3 min

Where’s the fire?

Firefighters accused of harassing park users

Credit: Gareth Kirkby

Queers frequenting the Stanley Park trails are demanding answers from Vancouver Fire and Rescue Services. They’re upset after firefighters allegedly harassed people near Second Beach in the early morning hours of May 22 and 24.

They say men were hiding in the bushes, others close to tears for fear of being exposed after firefighters blared their truck sirens and made inappropriate comments.

Spokespeople for Vancouver Fire and Rescue Services (VFRS) confirm a fire call for May 24 but nothing for May 22. However, the accounts of two department spokespeople differ.

And, to add insult to injury, says Mark Steele, 27, the incident took place at the exact spot where Aaron Webster was beaten to death Nov 17, 2001 in a deadly gay-bashing.

Steele says he and his partner were walking through the trails when the truck appeared both nights. On May 22, he says, Engine 8 came roaring up the park road in the wrong direction.

Steele saw no signs of any fires. He says firefighters were dressed in regulation dark blue shirts and pants, not gear to fight a fire on an emergency call.

People cruising the trails were hid from firefighters wandering through the bushes with powerful flashlights, Steele recalls. On the second night, he says, firefighters shone lights into passing cars while blocking part of the road with their truck.

“It’s totally inappropriate. I was pissed off,” Steele says. “There was no fire at all. Who’s in charge?”

Steele made a point of asking the firefighters from Engine 8, headquartered at the Hamilton and Smythe fire station, what was going on. He says one replied that the only fires being lit were between guys on the trails. Then he asked how to get to Cathedral Trail.

“They were really rude,” Steele says, calling the city employees “six macho, homophobic vigilantes on a quest.”

The firefighters frightened some of the older park users.

“There’s a lot of really old gentlemen in the parks who really don’t want to be arrested,” Steele says. “My partner and I had one older gentlemen approach us almost in tears because of his fear of his personal identity being threatened by these guys.”

VFRS officials say dispatch records show a fire call for Cathedral Trail on May 24.

“They were on a rubbish container fire,” says VFRS spokesman John Perrie. “They met the caller on Cathedral Trail who showed them where the fire was.”

However, Perrie and deputy chief of emergency services Bob Smith have differing times for the park visit.
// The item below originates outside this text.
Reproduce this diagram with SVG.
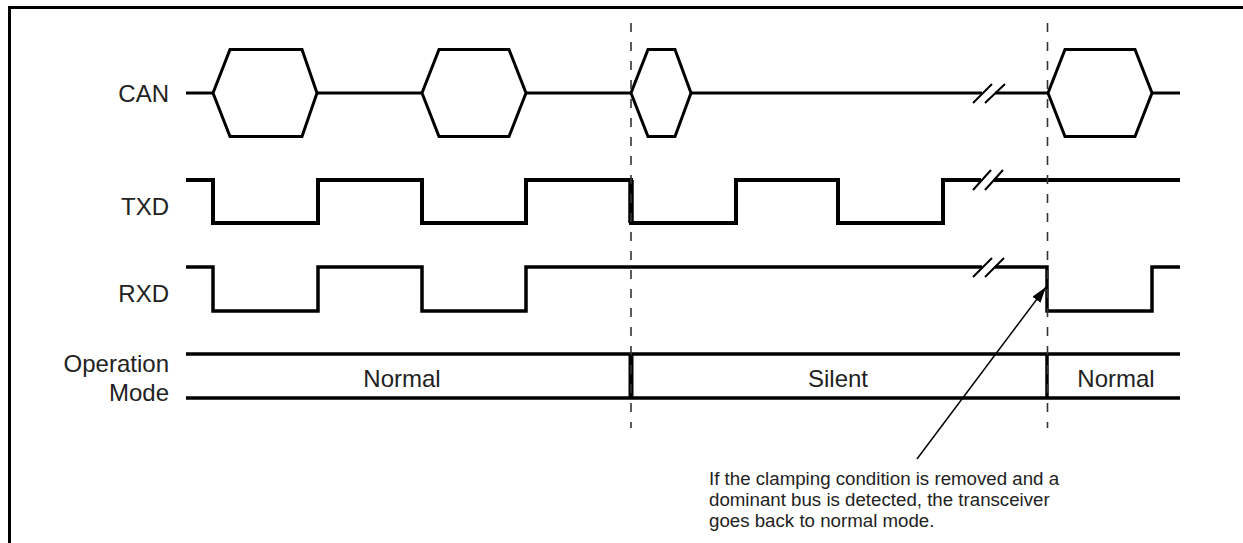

Smith says the truck arrived at 3:49 am while Perrie says it was 3:42 am. Smith says they left at 4:15 am while Perrie indicates 4:30 am.

Smith says he asked the Engine 8 crew for their account of events before indicating Steele’s concerns.

Smith says the crew was not aware of anyone watching them or that they might have startled people “not anxious to be seen.”

Smith says there were four people on the engine. One stayed with the vehicle while the other three went up the trail with hand lamps.

And, he added, two people sought out the firefighters.

Smith says he accepts the firefighters’ account of events.

Steele questions what would have happened if there had been a real emergency with lives endangered while the firefighters were baiting gays in the park for no apparent reason.

“If there was real danger, the police would be there,” Steele says. “It’s a bunch of firemen trying to be policemen.”

Late last year, Little Sister’s owner Jim Deva characterized the fire department as the most homophobic institution of all city departments. He had received many requests for copies of the firefighters calendar produced to raise money for charity work. Deva said the Vancouver Firefighters Charitable Society has historically been resistant to stocking the calendar at the store. The group has committed to doing so this year.

Perrie says complaints to the VFRS should contact the department.

“If they want to pursue it, get them to call,” he says. “Most people’s complaints are very self-serving. They have their own agenda. We often can get into confrontations with people . . . especially when they’re doing things we don’t think are correct.”